Brooklynites Drink; Bronx Has Asthma, Report Finds

Our city is getting healthier, but there are still large differences among neighborhoods

What does your zip code say about your drinking habits?  How fat or fit is your neighborhood?  Where are you more likely to fear an intimate partner?  The New York City Department of Health and Mental Hygiene has some answers in its annual “Community Health Profile.”

According to the health department, newly released data shows that our City is getting healthier, but there are still large differences among neighborhoods.

For example, if you live in downtown Manhattan or around 11217 -- parts of downtown Brooklyn including Fort Greene, Boerum Hill and Park Slope -- you are far more likely to binge drink than if you live in Flatbush or Bay Ridge or Central Harlem.

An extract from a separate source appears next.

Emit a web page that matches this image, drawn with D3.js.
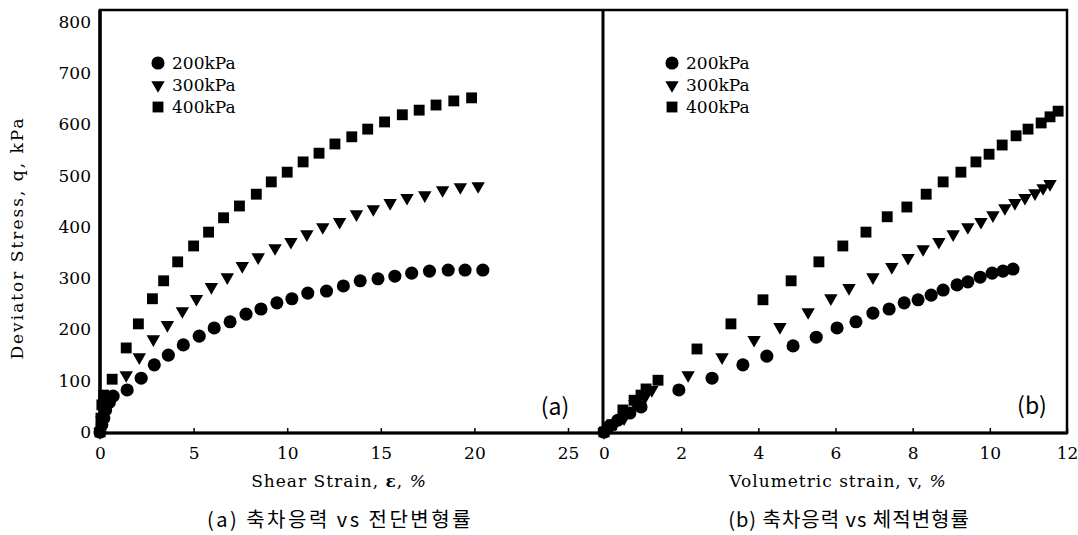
<!DOCTYPE html>
<html>
<head>
<meta charset="utf-8">
<script src="https://cdn.jsdelivr.net/npm/d3@7"></script>
<style>
  body { margin: 0; background: white; }
  svg { display: block; }
</style>
</head>
<body>
<svg id="chart"></svg>
<script>
// deviator stress vs shear strain (a) and volumetric strain (b)
var W = 1078;
var H = 535;

var seriesNames = ["200kPa", "300kPa", "400kPa"];

// panel (a): shear strain %, deviator stress kPa
var a200_x = [0, 0.1, 0.2, 0.3, 0.5, 0.7, 1.45, 2.2, 2.9, 3.65, 4.45, 5.3, 6.1, 6.95, 7.8, 8.6, 9.45, 10.25, 11.1, 12.1, 13.0, 13.9, 14.85, 15.75, 16.65, 17.6, 18.6, 19.5, 20.45];
var a200_q = [0, 14, 27, 43, 58, 70, 82, 105, 131, 150, 170, 187, 203, 215, 230, 240, 252, 260, 271, 275, 285, 295, 299, 304, 310, 314, 316, 316, 316];

var a300_x = [0, 0.1, 0.2, 0.3, 1.4, 2.1, 2.85, 3.6, 4.4, 5.15, 5.95, 6.8, 7.6, 8.45, 9.35, 10.2, 11.05, 11.9, 12.8, 13.7, 14.6, 15.5, 16.4, 17.35, 18.3, 19.25, 20.2];
var a300_q = [0, 23, 53, 72, 111, 146, 181, 209, 236, 260, 283, 302, 324, 341, 359, 371, 386, 400, 410, 425, 435, 447, 457, 462, 472, 478, 480];

var a400_x = [0, 0.05, 0.1, 0.2, 0.65, 1.4, 2.05, 2.8, 3.4, 4.15, 5.0, 5.8, 6.6, 7.45, 8.35, 9.15, 10.0, 10.85, 11.7, 12.55, 13.45, 14.3, 15.2, 16.15, 17.05, 17.95, 18.9, 19.85];
var a400_q = [0, 27, 53, 72, 103, 164, 211, 260, 295, 332, 363, 390, 418, 441, 464, 488, 507, 527, 544, 562, 576, 591, 605, 619, 628, 638, 646, 652];

// panel (b): volumetric strain %, deviator stress kPa
var b200_x = [0, 0.15, 0.36, 0.67, 0.96, 1.94, 2.8, 3.6, 4.22, 4.9, 5.5, 6.04, 6.53, 6.97, 7.39, 7.78, 8.14, 8.48, 8.79, 9.15, 9.43, 9.75, 10.06, 10.34, 10.6];
var b200_q = [0, 12, 23, 37, 49, 82, 105, 131, 148, 168, 185, 203, 215, 232, 240, 252, 258, 267, 277, 287, 293, 302, 310, 314, 318];

var b300_x = [0, 0.29, 0.52, 0.8, 1.06, 1.24, 2.18, 3.06, 3.89, 4.56, 5.29, 5.88, 6.35, 6.97, 7.46, 7.88, 8.27, 8.68, 9.05, 9.43, 9.77, 10.08, 10.39, 10.65, 10.91, 11.17, 11.38, 11.56];
var b300_q = [0, 16, 27, 55, 68, 82, 111, 146, 180, 205, 234, 261, 281, 302, 322, 340, 357, 371, 386, 400, 410, 423, 437, 447, 457, 466, 476, 484];

var b400_x = [0, 0.2, 0.49, 0.78, 0.96, 1.09, 1.4, 2.41, 3.29, 4.12, 4.85, 5.57, 6.19, 6.79, 7.34, 7.85, 8.35, 8.79, 9.25, 9.64, 9.98, 10.32, 10.68, 10.99, 11.33, 11.56, 11.77];
var b400_q = [0, 14, 43, 62, 72, 84, 101, 162, 211, 258, 295, 332, 363, 390, 420, 439, 464, 488, 507, 527, 542, 560, 578, 591, 603, 615, 626];

var yTicks = [0, 100, 200, 300, 400, 500, 600, 700, 800];
var aTicks = [0, 5, 10, 15, 20, 25];
var bTicks = [0, 2, 4, 6, 8, 10, 12];

var SERIF = "'DejaVu Serif', serif";
var SANS = "'Noto Sans CJK KR', 'Noto Sans', sans-serif";

var svg = d3.select("#chart").attr("width", W).attr("height", H);
svg.append("rect").attr("width", W).attr("height", H).attr("fill", "white");

var top_y = 10, bot_y = 433;
var left_x = 100, mid_x = 603, right_x = 1067;

var y = d3.scaleLinear().domain([0, 800]).range([432, 22]);
var xa = d3.scaleLinear().domain([0, 25]).range([left_x, 568]);
var xb = d3.scaleLinear().domain([0, 12]).range([604, right_x]);

var shapes = [d3.symbolCircle, d3.symbolTriangle, d3.symbolSquare];
var sizes = [135, 78, 118];

function drawSeries(xs, qs, xScale, i) {
  var pts = xs.map((v, k) => ({x: v, q: qs[k]}));
  svg.append("g").selectAll("path")
    .data(pts)
    .enter()
    .append("path")
    .attr("d", d3.symbol(shapes[i]).size(sizes[i]))
    .attr("fill", "black")
    .attr("transform", d => "translate(" + xScale(d.x) + "," + y(d.q) + ")" + (i == 1 ? " rotate(180)" : ""));
}

drawSeries(a200_x, a200_q, xa, 0);
drawSeries(a300_x, a300_q, xa, 1);
drawSeries(a400_x, a400_q, xa, 2);
drawSeries(b200_x, b200_q, xb, 0);
drawSeries(b300_x, b300_q, xb, 1);
drawSeries(b400_x, b400_q, xb, 2);

// frames
svg.append("rect")
  .attr("x", left_x).attr("y", top_y)
  .attr("width", right_x - left_x).attr("height", bot_y - top_y)
  .attr("fill", "none").attr("stroke", "black").attr("stroke-width", 2.5);
svg.append("line")
  .attr("x1", mid_x).attr("x2", mid_x).attr("y1", top_y).attr("y2", bot_y)
  .attr("stroke", "black").attr("stroke-width", 3);
svg.append("line")
  .attr("x1", left_x).attr("x2", left_x).attr("y1", top_y).attr("y2", bot_y)
  .attr("stroke", "black").attr("stroke-width", 3.5);
svg.append("line")
  .attr("x1", left_x).attr("x2", right_x).attr("y1", bot_y).attr("y2", bot_y)
  .attr("stroke", "black").attr("stroke-width", 3);

// axes
var yAxis = g => g
  .attr("transform", `translate(${left_x},0)`)
  .call(d3.axisLeft(y).tickValues(yTicks).tickSize(0).tickPadding(9))
  .call(g => g.select(".domain").remove());

var xAxisA = g => g
  .attr("transform", `translate(0,${bot_y})`)
  .call(d3.axisBottom(xa).tickValues(aTicks).tickSizeInner(-5).tickSizeOuter(0).tickPadding(14))
  .call(g => g.select(".domain").remove());

var xAxisB = g => g
  .attr("transform", `translate(0,${bot_y})`)
  .call(d3.axisBottom(xb).tickValues(bTicks).tickSizeInner(-5).tickSizeOuter(0).tickPadding(14))
  .call(g => g.select(".domain").remove());

[svg.append("g").call(yAxis), svg.append("g").call(xAxisA), svg.append("g").call(xAxisB)]
  .forEach(g => {
    g.selectAll("text").style("font-family", SERIF).style("font-size", "17px").attr("fill", "black");
    g.selectAll("line").attr("stroke", "black").attr("stroke-width", 1.5);
  });

// axis titles
svg.append("text")
  .attr("transform", "translate(23,238) rotate(-90)")
  .attr("text-anchor", "middle")
  .style("font-family", SERIF).style("font-size", "17px")
  .style("letter-spacing", "2px")
  .text("Deviator Stress, q, kPa");

var ta = svg.append("text")
  .attr("x", 339).attr("y", 487)
  .attr("text-anchor", "middle")
  .style("font-family", SERIF).style("font-size", "17px")
  .style("letter-spacing", "1px");
ta.append("tspan").text("Shear Strain, ");
ta.append("tspan").style("font-weight", "bold").text("ε");
ta.append("tspan").text(", ");
ta.append("tspan").style("font-style", "italic").text("%");

var tb = svg.append("text")
  .attr("x", 838).attr("y", 487)
  .attr("text-anchor", "middle")
  .style("font-family", SERIF).style("font-size", "17px")
  .style("letter-spacing", "1px");
tb.append("tspan").text("Volumetric strain, v, ");
tb.append("tspan").style("font-style", "italic").text("%");

// panel tags
svg.append("text").attr("x", 555).attr("y", 415)
  .attr("text-anchor", "middle")
  .style("font-family", SANS).style("font-size", "23px")
  .text("(a)");
svg.append("text").attr("x", 1032).attr("y", 414)
  .attr("text-anchor", "middle")
  .style("font-family", SANS).style("font-size", "23px")
  .text("(b)");

// captions
svg.append("text").attr("x", 340).attr("y", 527)
  .attr("text-anchor", "middle")
  .style("font-family", SANS).style("font-size", "20px")
  .style("letter-spacing", "2.5px")
  .text("(a) 축차응력 vs 전단변형률");
svg.append("text").attr("x", 849).attr("y", 527)
  .attr("text-anchor", "middle")
  .style("font-family", SANS).style("font-size", "20px")
  .style("letter-spacing", "1px")
  .text("(b) 축차응력 vs 체적변형률");

// legends
function legend(x0) {
  seriesNames.forEach((name, i) => {
    var yy = 63 + i * 22;
    svg.append("path")
      .attr("d", d3.symbol(shapes[i]).size(sizes[i])())
      .attr("fill", "black")
      .attr("transform", "translate(" + x0 + "," + yy + ")" + (i == 1 ? " rotate(180)" : ""));
    svg.append("text")
      .attr("x", x0 + 14).attr("y", yy + 6)
      .style("font-family", SERIF).style("font-size", "17px")
      .text(name);
  });
}
legend(158);
legend(672);
</script>
</body>
</html>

Watch out for syphilis in Chelsea, where 67 of 100,000 residents is infected.  Compare that to 8 out of 100,000 around the rest of the city.

As far as smoking goes, Staten Island is one big tobacco shop, the data indicates.  Long Island City and Astoria also boasts a fair amount of smokers, as does Chelsea and Greenwich Village.  But out in southeast Queens, or Canarsie, some 70-percent of the population reportedly never smokes.

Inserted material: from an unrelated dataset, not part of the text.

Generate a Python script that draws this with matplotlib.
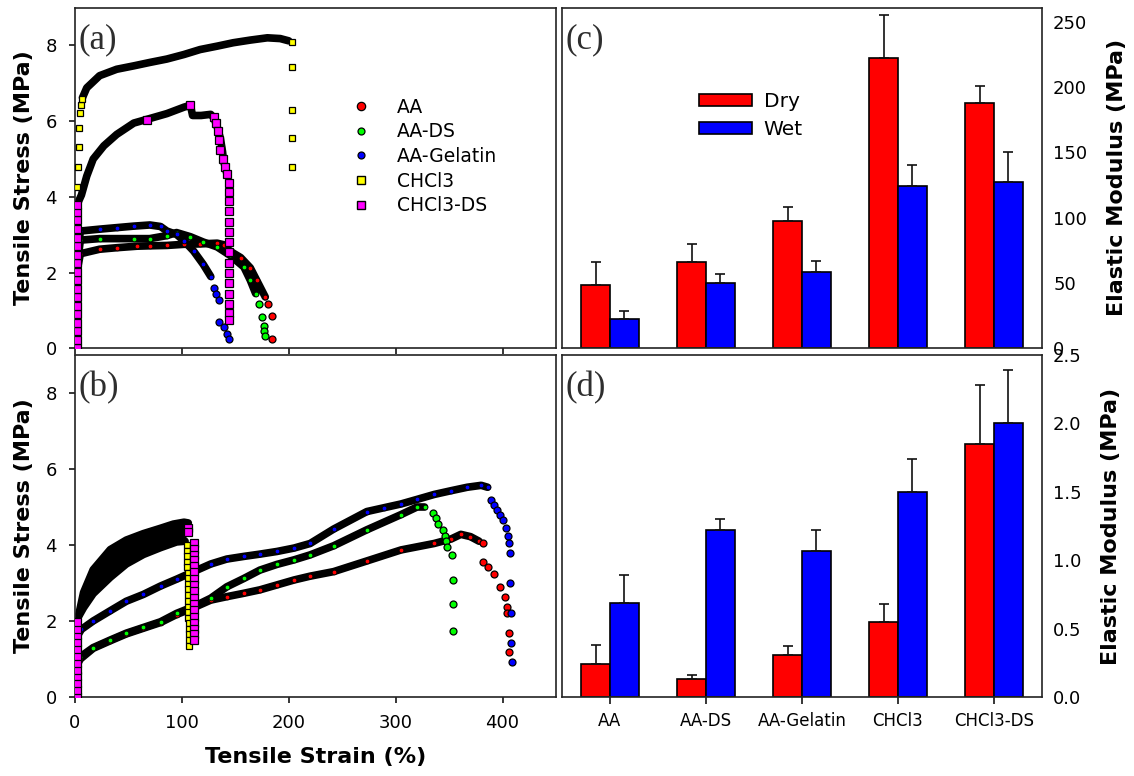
import numpy as np
import matplotlib
matplotlib.use('Agg')
import matplotlib.pyplot as plt
from matplotlib.lines import Line2D

# ---- stress-strain data, dry films (a) ----
# each sample: band points (dense black trace) and tail points (isolated markers)
aa_a_x = [1, 3, 5, 23, 39, 58, 70, 86, 102, 117, 133, 139, 145, 155, 164, 170, 178]
aa_a_y = [0.8, 2.2, 2.5, 2.62, 2.66, 2.7, 2.71, 2.72, 2.75, 2.76, 2.78, 2.74, 2.57, 2.4, 2.13, 1.8, 1.36]
aa_a_tx = [181, 184, 184]
aa_a_ty = [1.18, 0.87, 0.26]

aads_a_x = [1, 3, 5, 23, 55, 70, 86, 95, 108, 120, 133, 145, 158, 164, 169]
aads_a_y = [1.0, 2.4, 2.86, 2.9, 2.9, 2.9, 2.98, 3.06, 2.95, 2.81, 2.68, 2.46, 2.15, 1.8, 1.45]
aads_a_tx = [172, 175, 177, 177, 178]
aads_a_ty = [1.18, 0.83, 0.6, 0.45, 0.34]

aagel_a_x = [1, 3, 5, 23, 39, 55, 70, 80, 86, 95, 102, 111, 120, 127]
aagel_a_y = [1.2, 2.6, 3.1, 3.15, 3.19, 3.23, 3.26, 3.22, 3.1, 3.01, 2.84, 2.57, 2.22, 1.9]
aagel_a_tx = [130, 132, 135, 135, 139, 142, 144]
aagel_a_ty = [1.6, 1.45, 1.27, 0.7, 0.56, 0.39, 0.26]

chcl3_a_x = [7, 11, 23, 39, 55, 70, 86, 102, 117, 133, 148, 164, 180, 192, 200]
chcl3_a_y = [6.62, 6.88, 7.2, 7.37, 7.46, 7.55, 7.64, 7.76, 7.89, 7.98, 8.07, 8.14, 8.2, 8.18, 8.12]
chcl3_a_tx = [1.5, 2, 3, 4, 4, 5, 6, 7, 203, 203, 203, 203, 203]
chcl3_a_ty = [3.74, 4.27, 4.8, 5.33, 5.81, 6.21, 6.43, 6.58, 8.09, 7.44, 6.3, 5.56, 4.8]

chcl3ds_a_x = [2, 6, 11, 17, 27, 39, 55, 70, 86, 102, 108, 110, 118, 127, 130, 133, 136, 138, 139, 142]
chcl3ds_a_y = [3.8, 4.05, 4.55, 5.0, 5.35, 5.65, 5.95, 6.07, 6.2, 6.37, 6.42, 6.15, 6.15, 6.18, 6.08,
               5.85, 5.55, 5.2, 4.95, 4.62]
chcl3ds_a_tx = [1.5, 1.5, 1.5, 1.5, 1.5, 1.5, 1.5, 1.5, 1.5, 1.5, 1.5, 1.5, 1.5, 1.5, 1.5, 1.5, 1.5, 1.5,
                67, 108, 130, 132, 134, 135, 136, 138, 140, 142,
                144, 144, 144, 144, 144, 144, 144, 144, 144, 144, 144, 144, 144, 144, 144]
chcl3ds_a_ty = [0.0, 0.22, 0.45, 0.68, 0.9, 1.12, 1.35, 1.58, 1.8, 2.02, 2.25, 2.48, 2.7, 2.92, 3.15, 3.38, 3.6, 3.78,
                6.03, 6.42, 6.1, 5.95, 5.75, 5.5, 5.25, 5.0, 4.8, 4.6,
                4.36, 4.12, 3.9, 3.62, 3.35, 3.08, 2.8, 2.55, 2.25, 1.98, 1.72, 1.45, 1.18, 0.95, 0.75]

# ---- stress-strain data, wet films (b) ----
aa_b_x = [1, 5, 17, 33, 48, 64, 80, 95, 111, 127, 142, 158, 173, 189, 205, 220, 242, 273, 305, 336, 352,
          361, 370, 378]
aa_b_y = [0.8, 1.0, 1.28, 1.48, 1.66, 1.81, 1.96, 2.17, 2.35, 2.55, 2.64, 2.73, 2.82, 2.95, 3.08, 3.18, 3.3,
          3.58, 3.87, 4.04, 4.16, 4.28, 4.22, 4.1]
aa_b_tx = [382, 382, 386, 392, 398, 402, 404, 404, 406, 406]
aa_b_ty = [4.04, 3.56, 3.43, 3.25, 2.9, 2.64, 2.38, 2.2, 1.69, 1.19]

aads_b_x = [1, 5, 17, 33, 48, 64, 80, 95, 111, 127, 142, 158, 173, 189, 205, 220, 242, 273, 305, 320, 327]
aads_b_y = [0.85, 1.06, 1.3, 1.5, 1.68, 1.83, 1.98, 2.2, 2.38, 2.6, 2.9, 3.12, 3.34, 3.49, 3.61, 3.74, 3.98,
            4.4, 4.8, 5.0, 5.0]
aads_b_tx = [335, 338, 340, 344, 346, 347, 348, 353, 354, 354, 354]
aads_b_ty = [4.85, 4.7, 4.55, 4.4, 4.25, 4.1, 3.96, 3.74, 3.08, 2.46, 1.75]

aagel_b_x = [1, 6, 17, 33, 48, 64, 80, 95, 111, 127, 142, 158, 173, 189, 205, 220, 242, 273, 289, 305, 320,
             336, 352, 367, 380, 386]
aagel_b_y = [1.55, 1.78, 2.0, 2.27, 2.52, 2.7, 2.92, 3.1, 3.3, 3.5, 3.63, 3.7, 3.76, 3.83, 3.92, 4.04, 4.42,
             4.88, 4.98, 5.08, 5.2, 5.33, 5.43, 5.52, 5.57, 5.52]
aagel_b_tx = [389, 392, 395, 398, 400, 403, 405, 406, 407, 407, 408, 408, 409]
aagel_b_ty = [5.18, 5.05, 4.92, 4.78, 4.65, 4.45, 4.25, 4.04, 3.78, 2.99, 2.2, 1.41, 0.93]

chcl3_b_x = [3, 8, 17, 33, 48, 64, 80, 95, 103]
chcl3_b_y = [2.1, 2.35, 2.72, 3.15, 3.5, 3.75, 3.93, 4.08, 4.1]
chcl3_b_tx = [105, 105, 105, 105, 105, 106, 106, 106, 106, 106, 106, 106, 106, 106, 107, 107, 107, 107, 107]
chcl3_b_ty = [4.0, 3.85, 3.7, 3.56, 3.41, 3.27, 3.12, 2.97, 2.83, 2.68, 2.53, 2.38, 2.24, 2.09, 1.94, 1.8,
              1.65, 1.5, 1.35]

chcl3ds_b_x = [1, 3, 8, 17, 33, 48, 64, 80, 92, 102, 106]
chcl3ds_b_y = [1.9, 2.1, 2.75, 3.35, 3.88, 4.13, 4.3, 4.44, 4.55, 4.6, 4.58]
chcl3ds_b_tx = [1.5, 1.5, 1.5, 1.5, 1.5, 1.5, 1.5, 1.5, 1.5, 1.5, 1.5, 1.5,
                106, 106, 111, 111, 111, 111, 111, 111, 111, 111, 111, 111, 111, 111, 111, 111, 111, 111, 111]
chcl3ds_b_ty = [0.0, 0.18, 0.36, 0.54, 0.72, 0.9, 1.08, 1.26, 1.44, 1.62, 1.8, 1.98,
                4.45, 4.35, 4.05, 3.9, 3.75, 3.6, 3.45, 3.3, 3.1, 2.95, 2.8, 2.6, 2.45, 2.3, 2.1, 1.95,
                1.8, 1.65, 1.5]

# ---- elastic modulus ----
samples = ['AA', 'AA-DS', 'AA-Gelatin', 'CHCl3', 'CHCl3-DS']
dry_mod_c = [48, 66, 97, 222, 188]
dry_err_c = [18, 14, 11, 33, 13]
wet_mod_c = [22, 50, 58, 124, 127]
wet_err_c = [6, 7, 9, 16, 23]
dry_mod_d = [0.24, 0.13, 0.31, 0.55, 1.85]
dry_err_d = [0.14, 0.03, 0.06, 0.13, 0.43]
wet_mod_d = [0.69, 1.22, 1.07, 1.50, 2.00]
wet_err_d = [0.20, 0.08, 0.15, 0.24, 0.39]

W, H = 1134, 776
fig = plt.figure(figsize=(W / 100, H / 100), dpi=100)
plt.rcParams['font.family'] = 'DejaVu Sans'


def box(l, t, r, b):
    return [l / W, 1 - b / H, (r - l) / W, (b - t) / H]


ax_a = fig.add_axes(box(75, 7.5, 556, 348.5))
ax_b = fig.add_axes(box(75, 355, 556, 697))
ax_c = fig.add_axes(box(562, 7.5, 1042, 348))
ax_d = fig.add_axes(box(562, 355, 1042, 697))

for ax in (ax_a, ax_b, ax_c, ax_d):
    for s in ax.spines.values():
        s.set_linewidth(1.2)
        s.set_color('#222222')


def draw_curve(ax, bx, by, tx, ty, face, marker, dots=True, tail_ms=5.0):
    ax.plot(bx, by, '-', color='k', lw=5.5, solid_capstyle='round', solid_joinstyle='round', zorder=2)
    if dots:
        ax.plot(bx, by, ls='none', marker=marker, ms=3.4, mfc=face, mec='k', mew=0.6, zorder=4)
    ax.plot(tx, ty, ls='none', marker=marker, ms=tail_ms, mfc=face, mec='k', mew=0.9, zorder=5)


red, green, blue, yellow, magenta = '#ff0000', '#00ff00', '#0000ff', '#ffff00', '#ff00ff'

draw_curve(ax_a, aa_a_x, aa_a_y, aa_a_tx, aa_a_ty, red, 'o')
draw_curve(ax_a, aads_a_x, aads_a_y, aads_a_tx, aads_a_ty, green, 'o')
draw_curve(ax_a, aagel_a_x, aagel_a_y, aagel_a_tx, aagel_a_ty, blue, 'o')
draw_curve(ax_a, chcl3_a_x, chcl3_a_y, chcl3_a_tx, chcl3_a_ty, yellow, 's', dots=False, tail_ms=4.6)
draw_curve(ax_a, chcl3ds_a_x, chcl3ds_a_y, chcl3ds_a_tx, chcl3ds_a_ty, magenta, 's', dots=False, tail_ms=6.0)

# CHCl3 films in water: dense traces fill the wedge between them
ax_b.fill(np.r_[chcl3ds_b_x, chcl3_b_x[::-1]], np.r_[chcl3ds_b_y, chcl3_b_y[::-1]], color='k', zorder=2)
draw_curve(ax_b, aa_b_x, aa_b_y, aa_b_tx, aa_b_ty, red, 'o')
draw_curve(ax_b, aads_b_x, aads_b_y, aads_b_tx, aads_b_ty, green, 'o')
draw_curve(ax_b, aagel_b_x, aagel_b_y, aagel_b_tx, aagel_b_ty, blue, 'o')
draw_curve(ax_b, chcl3_b_x, chcl3_b_y, chcl3_b_tx, chcl3_b_ty, yellow, 's', dots=False, tail_ms=4.4)
draw_curve(ax_b, chcl3ds_b_x, chcl3ds_b_y, chcl3ds_b_tx, chcl3ds_b_ty, magenta, 's', dots=False, tail_ms=5.8)

for ax in (ax_a, ax_b):
    ax.set_xlim(0, 450)
    ax.set_ylim(0, 9)
    ax.set_xticks([0, 100, 200, 300, 400])
    ax.set_yticks([0, 2, 4, 6, 8])
    ax.tick_params(direction='out', length=4, width=1.1, labelsize=13, pad=9)
    ax.set_ylabel('Tensile Stress (MPa)', fontsize=16, fontweight='bold', labelpad=8)
ax_a.tick_params(axis='x', labelbottom=False)
ax_b.tick_params(axis='x', pad=8)
ax_b.set_xlabel('Tensile Strain (%)', fontsize=16, fontweight='bold', labelpad=11)

handles = [
    Line2D([], [], ls='none', marker='o', ms=6, mfc=red, mec='k', mew=0.9),
    Line2D([], [], ls='none', marker='o', ms=5, mfc=green, mec='k', mew=0.9),
    Line2D([], [], ls='none', marker='o', ms=5, mfc=blue, mec='k', mew=0.9),
    Line2D([], [], ls='none', marker='s', ms=5.5, mfc=yellow, mec='k', mew=1.0),
    Line2D([], [], ls='none', marker='s', ms=6, mfc=magenta, mec='k', mew=1.0),
]
ax_a.legend(handles, ['AA', 'AA-DS', 'AA-Gelatin', 'CHCl3', 'CHCl3-DS'], loc='upper left',
            bbox_to_anchor=(0.541, 0.785), frameon=False, fontsize=13.5, handlelength=1.0,
            handletextpad=1.4, labelspacing=0.3, borderpad=0.4)

# ---- bar panels ----
xpos = np.arange(len(samples))
bw = 0.3
for ax, dv, de, wv, we in ((ax_c, dry_mod_c, dry_err_c, wet_mod_c, wet_err_c),
                           (ax_d, dry_mod_d, dry_err_d, wet_mod_d, wet_err_d)):
    zeros = np.zeros(len(samples))
    ekw = dict(elinewidth=1.2, capthick=1.2, ecolor='#111111')
    ax.bar(xpos - bw / 2, dv, bw, color=red, edgecolor='k', linewidth=1.2,
           yerr=[zeros, de], capsize=3.5, error_kw=ekw, label='Dry')
    ax.bar(xpos + bw / 2, wv, bw, color=blue, edgecolor='k', linewidth=1.2,
           yerr=[zeros, we], capsize=3.5, error_kw=ekw, label='Wet')
    ax.set_xlim(-0.5, 4.5)
    ax.yaxis.tick_right()
    ax.yaxis.set_label_position('right')
    ax.tick_params(axis='y', length=0, labelsize=13, pad=8)
    ax.set_ylabel('Elastic Modulus (MPa)', fontsize=16, fontweight='bold', labelpad=14)

ax_c.set_ylim(0, 261)
ax_c.set_yticks([0, 50, 100, 150, 200, 250])
ax_c.set_xticks([])
ax_d.set_ylim(0, 2.5)
ax_d.set_yticks([0.0, 0.5, 1.0, 1.5, 2.0, 2.5])
ax_d.set_yticklabels(['0.0', '0.5', '1.0', '1.5', '2.0', '2.5'])
ax_d.set_xticks(xpos)
ax_d.set_xticklabels(samples, fontsize=12)
ax_d.tick_params(axis='x', direction='out', length=5, width=1.1, pad=6)

ax_c.legend(loc='upper left', bbox_to_anchor=(0.248, 0.805), frameon=False, fontsize=14.5,
            handlelength=2.6, handleheight=0.5, handletextpad=0.6, labelspacing=0.45, borderpad=0.4)

for ax, tag in ((ax_a, '(a)'), (ax_b, '(b)'), (ax_c, '(c)'), (ax_d, '(d)')):
    ax.text(0.008, 0.905, tag, transform=ax.transAxes, fontsize=25, family='Liberation Serif',
            color='#2e2e2e', ha='left', va='center', zorder=10)

fig.savefig('out.png', dpi=100)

As for asthma, it’s little surprise that the South Bronx has some of the highest figures – something health officials blame on traffic and waste pollution.  You’ll breathe easier if you’re a resident of the Upper East Side or Gramercy or if you live in West Queens.  Upper East Siders are also far more likely to exercise than the city -- or national -- average, the data finds. 

If you have a child in SoHo, there's a real risk of lead poisoning.  Childhood lead poisoning occurs in 35 of every 1,000 kids in the 10012 ZIP code.

Up in the Morrisania section of the Bronx, diabetes rates stand at 16 percent -- twice as much as the citywide average.